Once you’ve grasped the basics of trading—how markets move, how to manage risk, and how to read price charts—it’s time to take your skills to the next level. Advanced traders don’t just react to the market; they prepare for it. They analyze patterns, test strategies, and stay emotionally disciplined.
This guide introduces you to some of the techniques that can give you an edge in the markets, whether you’re trading stocks, forex, crypto, or commodities.
1. Multi-Timeframe Analysis
Markets operate on multiple levels at once. A currency pair may look like it’s in an uptrend on the hourly chart but be in a long-term downtrend on the daily.
By analyzing two or three timeframes together—such as the 1H, 4H, and Daily—you can better understand the overall structure and avoid getting caught in fakeouts.
Pro tip: Look for alignment across timeframes before entering a trade. If the long-term trend is bullish, consider long setups on lower timeframes.
2. Fibonacci Retracements
Fibonacci retracement levels are a favorite among technical traders. These levels (like 38.2%, 50%, and 61.8%) often act as support and resistance zones where prices may bounce or reverse.
Traders use them to:
- Identify potential pullback zones in trends
- Set entry points or targets
- Combine with other indicators (like trendlines or moving averages)
You don’t have to rely on them alone—but when used properly, they can help refine your timing.
3. Divergence with RSI and MACD
Divergence occurs when price moves in one direction, but an indicator like the RSI (Relative Strength Index) or MACD (Moving Average Convergence Divergence) moves in the opposite direction.
- Bullish divergence: Price makes a lower low, but the indicator makes a higher low → potential upward reversal.
- Bearish divergence: Price makes a higher high, but the indicator makes a lower high → potential drop ahead.
Spotting divergence can help you catch reversals early or exit a trade before momentum fades.
4. Risk-to-Reward Mastery
Advanced traders obsess over risk-to-reward ratios. Before entering any trade, ask yourself: Is the potential reward worth the risk?
- A 1:3 risk-to-reward ratio means for every $1 you risk, you’re aiming to make $3.
- Even if you’re right only 40% of the time, you can still be profitable if you maintain good ratios.
This mindset separates disciplined traders from impulsive ones.

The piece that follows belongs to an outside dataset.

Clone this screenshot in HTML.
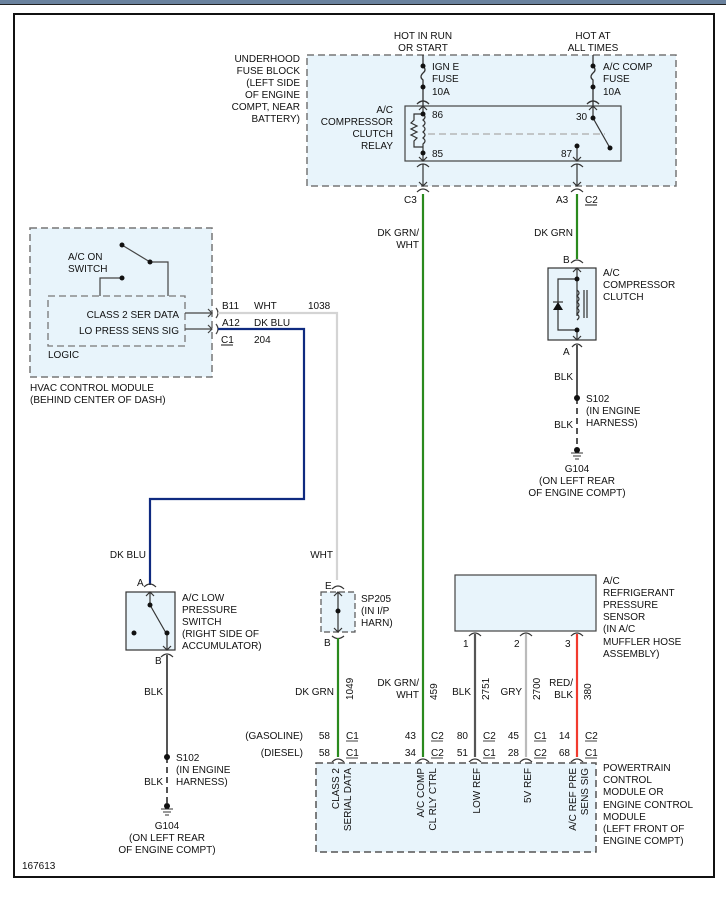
<!DOCTYPE html>
<html><head><meta charset="utf-8"><style>
html,body{margin:0;padding:0;background:#fff}
svg{display:block}
text{font-family:"Liberation Sans",sans-serif;font-size:10px;fill:#111}
</style></head><body>
<svg width="726" height="897" viewBox="0 0 726 897" xmlns="http://www.w3.org/2000/svg">
<rect x="0" y="0" width="726" height="4" fill="#6a829e"/>
<line x1="0" y1="4.5" x2="726" y2="4.5" stroke="#222" stroke-width="1"/>
<rect x="14" y="14" width="700" height="863" fill="none" stroke="#111" stroke-width="2"/>

<!-- Underhood fuse block -->
<rect x="307" y="55" width="369" height="131" fill="#e8f4fb" stroke="#777" stroke-width="1.5" stroke-dasharray="7,4"/>
<g text-anchor="end"><text x="300" y="62">UNDERHOOD</text><text x="300" y="74">FUSE BLOCK</text><text x="300" y="86">(LEFT SIDE</text><text x="300" y="98">OF ENGINE</text><text x="300" y="110">COMPT, NEAR</text><text x="300" y="122">BATTERY)</text></g>
<g text-anchor="middle"><text x="423" y="39">HOT IN RUN</text><text x="423" y="51">OR START</text><text x="593" y="39">HOT AT</text><text x="593" y="51">ALL TIMES</text></g>
<g stroke="#333" stroke-width="1.3" fill="none">
<line x1="423" y1="55" x2="423" y2="66"/><path d="M423 66 q4 4 0 7 q-4 4 0 7 v7"/>
<line x1="423" y1="87" x2="423" y2="106"/>
<line x1="593" y1="55" x2="593" y2="66"/><path d="M593 66 q4 4 0 7 q-4 4 0 7 v7"/>
<line x1="593" y1="87" x2="593" y2="106"/>
<path d="M417 104 q6 -6 12 0 M587 104 q6 -6 12 0"/>
</g>
<g fill="#111"><circle cx="423" cy="66" r="2.5"/><circle cx="423" cy="87" r="2.5"/><circle cx="593" cy="66" r="2.5"/><circle cx="593" cy="87" r="2.5"/></g>
<text x="432" y="70">IGN E</text><text x="432" y="82">FUSE</text><text x="432" y="95">10A</text>
<text x="603" y="70">A/C COMP</text><text x="603" y="82">FUSE</text><text x="603" y="95">10A</text>
<rect x="405" y="106" width="216" height="55" fill="#e8f4fb" stroke="#444" stroke-width="1.2"/>
<g text-anchor="end"><text x="393" y="113">A/C</text><text x="393" y="125">COMPRESSOR</text><text x="393" y="137">CLUTCH</text><text x="393" y="149">RELAY</text></g>
<g stroke="#333" stroke-width="1.2" fill="none">
<path d="M423 106 v7 M419 110 l4 -4 l4 4"/>
<path d="M423 114 q4 3 0 6 q4 3 0 6 q4 3 0 6 q4 3 0 6 q4 3 0 6 v9"/>
<path d="M423 114 h-9 v6 l-3 3 l6 3 l-6 3 l6 3 l-6 3 l6 3 l-3 3 v6 h9"/>
<path d="M423 153 v8 M419 157 l4 4 l4 -4"/>
<line x1="428" y1="134" x2="605" y2="134" stroke="#aaa" stroke-dasharray="7,4"/>
<path d="M593 106 v12 M589 110 l4 -4 l4 4"/>
<line x1="593" y1="118" x2="610" y2="148"/>
<path d="M577 146 v15 M573 157 l4 4 l4 -4"/>
<path d="M417 167 q6 -6 12 0 M571 167 q6 -6 12 0"/>
<path d="M423 164 v22 M419 182 l4 4 l4 -4 M577 164 v22 M573 182 l4 4 l4 -4"/>
<path d="M417 192 q6 -6 12 0 M571 192 q6 -6 12 0"/>
</g>
<g fill="#111"><circle cx="423" cy="114" r="2.5"/><circle cx="423" cy="153" r="2.5"/><circle cx="593" cy="118" r="2.5"/><circle cx="610" cy="148" r="2.5"/><circle cx="577" cy="146" r="2.5"/></g>
<text x="432" y="118">86</text><text x="432" y="157">85</text><text x="576" y="120">30</text><text x="561" y="157">87</text>
<text x="404" y="203">C3</text><text x="556" y="203">A3</text><text x="585" y="203">C2</text><line x1="585" y1="205" x2="597" y2="205" stroke="#111"/>

<!-- green wires -->
<line x1="423" y1="194" x2="423" y2="757" stroke="#2a8a1e" stroke-width="2.2"/>
<line x1="577" y1="194" x2="577" y2="259" stroke="#2a8a1e" stroke-width="2.2"/>
<g text-anchor="end"><text x="419" y="236">DK GRN/</text><text x="419" y="248">WHT</text><text x="573" y="236">DK GRN</text></g>

<!-- compressor clutch -->
<text x="563" y="263">B</text>
<path d="M571 263 q6 -6 12 0" stroke="#333" fill="none" stroke-width="1.2"/>
<rect x="548" y="268" width="48" height="72" fill="#e8f4fb" stroke="#333" stroke-width="1.2"/>
<g stroke="#333" stroke-width="1.2" fill="none">
<path d="M577 268 v48 M573 272 l4 -4 l4 4"/>
<path d="M577 279 h-19 v51 h19 v10 M573 336 l4 4 l4 -4"/>
<path d="M577 290 q4 3 0 6 q4 3 0 6 q4 3 0 6 q4 3 0 6 q4 3 0 6"/>
<path d="M584 290 v28 M587 290 v28"/>
<line x1="553" y1="302" x2="563" y2="302"/>
<path d="M572 347 q5 -6 10 0"/>
</g>
<path d="M553 310 l5 -8 l5 8z" fill="#111"/>
<g fill="#111"><circle cx="577" cy="279" r="2.5"/><circle cx="577" cy="330" r="2.5"/></g>
<text x="603" y="276">A/C</text><text x="603" y="288">COMPRESSOR</text><text x="603" y="300">CLUTCH</text>
<text x="563" y="355">A</text>
<line x1="577" y1="345" x2="577" y2="398" stroke="#555" stroke-width="2"/>
<line x1="577" y1="398" x2="577" y2="447" stroke="#555" stroke-width="2" stroke-dasharray="6,4"/>
<circle cx="577" cy="398" r="3" fill="#111"/>
<text x="573" y="380" text-anchor="end">BLK</text><text x="573" y="428" text-anchor="end">BLK</text>
<text x="586" y="402">S102</text><text x="586" y="414">(IN ENGINE</text><text x="586" y="426">HARNESS)</text>
<circle cx="577" cy="450" r="3" fill="#111"/><g stroke="#333"><line x1="571" y1="453" x2="583" y2="453"/><line x1="573" y1="456" x2="581" y2="456"/><line x1="575" y1="459" x2="579" y2="459"/></g>
<g text-anchor="middle"><text x="577" y="472">G104</text><text x="577" y="484">(ON LEFT REAR</text><text x="577" y="496">OF ENGINE COMPT)</text></g>

<!-- HVAC module -->
<rect x="30" y="228" width="182" height="149" fill="#e8f4fb" stroke="#777" stroke-width="1.5" stroke-dasharray="7,4"/>
<rect x="48" y="296" width="137" height="50" fill="none" stroke="#777" stroke-width="1.3" stroke-dasharray="7,4"/>
<g stroke="#444" stroke-width="1.2" fill="none">
<line x1="122" y1="245" x2="150" y2="262"/>
<path d="M150 262 h18 v34"/>
<path d="M122 278 h-22 v18"/>
<path d="M185 313 h27 M208 309 l4 4 l-4 4 M185 329 h27 M208 325 l4 4 l-4 4"/>
<path d="M216 308 q4 5 0 10 M216 324 q4 5 0 10"/>
</g>
<g fill="#111"><circle cx="122" cy="245" r="2.5"/><circle cx="150" cy="262" r="2.5"/><circle cx="122" cy="278" r="2.5"/></g>
<text x="68" y="260">A/C ON</text><text x="68" y="272">SWITCH</text>
<g text-anchor="end"><text x="179" y="318">CLASS 2 SER DATA</text><text x="179" y="334">LO PRESS SENS SIG</text></g>
<text x="48" y="358">LOGIC</text>
<text x="30" y="391">HVAC CONTROL MODULE</text><text x="30" y="403">(BEHIND CENTER OF DASH)</text>
<text x="222" y="309">B11</text><text x="254" y="309">WHT</text><text x="308" y="309">1038</text>
<text x="222" y="326">A12</text><text x="254" y="326">DK BLU</text>
<text x="221" y="343">C1</text><line x1="221" y1="345" x2="233" y2="345" stroke="#111"/><text x="254" y="343">204</text>
<path d="M218 313 H337 V580" stroke="#d4d4d4" stroke-width="2.2" fill="none"/>
<path d="M218 329 H304 V499 H150 V585" stroke="#0f2a80" stroke-width="2.2" fill="none"/>
<text x="333" y="558" text-anchor="end">WHT</text>
<text x="146" y="558" text-anchor="end">DK BLU</text>

<!-- low pressure switch -->
<text x="137" y="586">A</text>
<path d="M144 587 q6 -6 12 0" stroke="#333" fill="none" stroke-width="1.2"/>
<rect x="126" y="592" width="49" height="58" fill="#e8f4fb" stroke="#333" stroke-width="1.2"/>
<g stroke="#333" stroke-width="1.2" fill="none">
<path d="M150 592 v13 M146 596 l4 -4 l4 4"/>
<line x1="150" y1="605" x2="166" y2="633"/>
<path d="M167 633 v17 M163 646 l4 4 l4 -4"/>
<path d="M161 657 q6 -6 12 0"/>
</g>
<g fill="#111"><circle cx="150" cy="605" r="2.5"/><circle cx="167" cy="633" r="2.5"/><circle cx="134" cy="633" r="2.5"/></g>
<text x="182" y="601">A/C LOW</text><text x="182" y="613">PRESSURE</text><text x="182" y="625">SWITCH</text><text x="182" y="637">(RIGHT SIDE OF</text><text x="182" y="649">ACCUMULATOR)</text>
<text x="155" y="664">B</text>
<line x1="167" y1="655" x2="167" y2="757" stroke="#555" stroke-width="2"/>
<line x1="167" y1="757" x2="167" y2="803" stroke="#555" stroke-width="2" stroke-dasharray="6,4"/>
<text x="163" y="695" text-anchor="end">BLK</text>
<circle cx="167" cy="757" r="3" fill="#111"/>
<text x="176" y="761">S102</text><text x="176" y="773">(IN ENGINE</text><text x="176" y="785">HARNESS)</text>
<text x="163" y="785" text-anchor="end">BLK</text>
<circle cx="167" cy="806" r="3" fill="#111"/><g stroke="#333"><line x1="161" y1="809" x2="173" y2="809"/><line x1="163" y1="812" x2="171" y2="812"/><line x1="165" y1="815" x2="169" y2="815"/></g>
<g text-anchor="middle"><text x="167" y="829">G104</text><text x="167" y="841">(ON LEFT REAR</text><text x="167" y="853">OF ENGINE COMPT)</text></g>
<text x="22" y="869">167613</text>

<!-- SP205 -->
<text x="325" y="589">E</text>
<path d="M332 589 q6 -6 12 0" stroke="#333" fill="none" stroke-width="1.2"/>
<rect x="321" y="592" width="34" height="40" fill="#e8f4fb" stroke="#555" stroke-width="1.2" stroke-dasharray="6,3"/>
<g stroke="#333" stroke-width="1.2" fill="none">
<path d="M338 592 v40 M334 596 l4 -4 l4 4 M334 628 l4 4 l4 -4"/>
<path d="M332 636 q6 5 12 0"/>
</g>
<circle cx="338" cy="611" r="2.5" fill="#111"/>
<text x="361" y="602">SP205</text><text x="361" y="614">(IN I/P</text><text x="361" y="626">HARN)</text>
<text x="324" y="646">B</text>
<line x1="338" y1="638" x2="338" y2="757" stroke="#2a8a1e" stroke-width="2.2"/>
<text x="334" y="695" text-anchor="end">DK GRN</text>

<!-- sensor -->
<rect x="455" y="575" width="141" height="56" fill="#e8f4fb" stroke="#444" stroke-width="1.2"/>
<g><text x="603" y="584">A/C</text><text x="603" y="596">REFRIGERANT</text><text x="603" y="608">PRESSURE</text><text x="603" y="620">SENSOR</text><text x="603" y="632">(IN A/C</text><text x="603" y="645">MUFFLER HOSE</text><text x="603" y="657">ASSEMBLY)</text></g>
<g stroke="#333" stroke-width="1.2" fill="none"><path d="M469 636 q6 -6 12 0 M520 636 q6 -6 12 0 M571 636 q6 -6 12 0"/></g>
<text x="463" y="647">1</text><text x="514" y="647">2</text><text x="565" y="647">3</text>
<line x1="475" y1="634" x2="475" y2="757" stroke="#555" stroke-width="2.2"/>
<line x1="526" y1="634" x2="526" y2="757" stroke="#bbb" stroke-width="2.2"/>
<line x1="577" y1="634" x2="577" y2="757" stroke="#f23a2e" stroke-width="2.2"/>
<g text-anchor="end"><text x="419" y="686">DK GRN/</text><text x="419" y="698">WHT</text><text x="471" y="695">BLK</text><text x="522" y="695">GRY</text><text x="573" y="686">RED/</text><text x="573" y="698">BLK</text></g>
<g font-size="10"><text transform="translate(353,700) rotate(-90)">1049</text><text transform="translate(437,700) rotate(-90)">459</text><text transform="translate(489,700) rotate(-90)">2751</text><text transform="translate(540,700) rotate(-90)">2700</text><text transform="translate(591,700) rotate(-90)">380</text></g>

<!-- pin rows -->
<g text-anchor="end"><text x="303" y="739">(GASOLINE)</text><text x="303" y="756">(DIESEL)</text>
<text x="330" y="739">58</text><text x="330" y="756">58</text>
<text x="416" y="739">43</text><text x="416" y="756">34</text>
<text x="468" y="739">80</text><text x="468" y="756">51</text>
<text x="519" y="739">45</text><text x="519" y="756">28</text>
<text x="570" y="739">14</text><text x="570" y="756">68</text></g>
<g><text x="346" y="739">C1</text><text x="346" y="756">C1</text><text x="431" y="739">C2</text><text x="431" y="756">C2</text>
<text x="483" y="739">C2</text><text x="483" y="756">C1</text><text x="534" y="739">C1</text><text x="534" y="756">C2</text>
<text x="585" y="739">C2</text><text x="585" y="756">C1</text></g>
<g stroke="#111" stroke-width="0.8"><line x1="346" y1="741" x2="358" y2="741"/><line x1="431" y1="741" x2="443" y2="741"/><line x1="483" y1="741" x2="495" y2="741"/><line x1="534" y1="741" x2="546" y2="741"/><line x1="585" y1="741" x2="597" y2="741"/>
<line x1="346" y1="758" x2="358" y2="758"/><line x1="431" y1="758" x2="443" y2="758"/><line x1="483" y1="758" x2="495" y2="758"/><line x1="534" y1="758" x2="546" y2="758"/><line x1="585" y1="758" x2="597" y2="758"/></g>
<g stroke="#333" stroke-width="1.2" fill="none"><path d="M332 762 q6 -6 12 0 M417 762 q6 -6 12 0 M469 762 q6 -6 12 0 M520 762 q6 -6 12 0 M571 762 q6 -6 12 0"/></g>

<!-- PCM -->
<rect x="316" y="763" width="280" height="89" fill="#e8f4fb" stroke="#555" stroke-width="1.5" stroke-dasharray="7,4"/>
<g text-anchor="end">
<text transform="translate(339,768) rotate(-90)">CLASS 2</text><text transform="translate(351,768) rotate(-90)">SERIAL DATA</text>
<text transform="translate(424,768) rotate(-90)">A/C COMP</text><text transform="translate(436,768) rotate(-90)">CL RLY CTRL</text>
<text transform="translate(480,768) rotate(-90)">LOW REF</text>
<text transform="translate(531,768) rotate(-90)">5V REF</text>
<text transform="translate(576,768) rotate(-90)">A/C REF PRE</text><text transform="translate(588,768) rotate(-90)">SENS SIG</text>
</g>
<text x="603" y="771">POWERTRAIN</text><text x="603" y="783">CONTROL</text><text x="603" y="795">MODULE OR</text><text x="603" y="808">ENGINE CONTROL</text><text x="603" y="820">MODULE</text><text x="603" y="832">(LEFT FRONT OF</text><text x="603" y="844">ENGINE COMPT)</text>
</svg>
</body></html>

5. Backtesting and Journaling
Before risking real money, smart traders backtest their strategies using historical data. This helps them:
- See how a system would have performed
- Identify its strengths and weaknesses
- Gain confidence in execution
Pair this with a trading journal where you record each trade, the reasoning behind it, and the outcome. Over time, you’ll spot patterns in your behavior—and improve faster than most.
6. News and Event-Based Trading
Markets react to economic news. If you’re trading forex or crypto, pay attention to:
- Central bank announcements
- Inflation reports
- Employment numbers
- Major geopolitical developments
Some traders avoid trading during news spikes due to volatility. Others look to capitalize on the moves. Either way, know what’s coming and plan for it.
7. Psychological Conditioning
Your mindset is your most powerful trading tool. Advanced traders:
- Stick to their plan
- Don’t overtrade
- Stay emotionally neutral whether winning or losing
- Learn from losses without revenge trading
If you can stay consistent when the market gets irrational, you’ll outlast 90% of traders.
Final Thoughts
Advanced trading isn’t about having a complex chart with a dozen indicators. It’s about refinement. You take what works, cut what doesn’t, and stay disciplined no matter what the market throws at you.
Start by integrating one or two of these techniques into your routine. Don’t rush. Mastery comes with time, repetition, and self-awareness.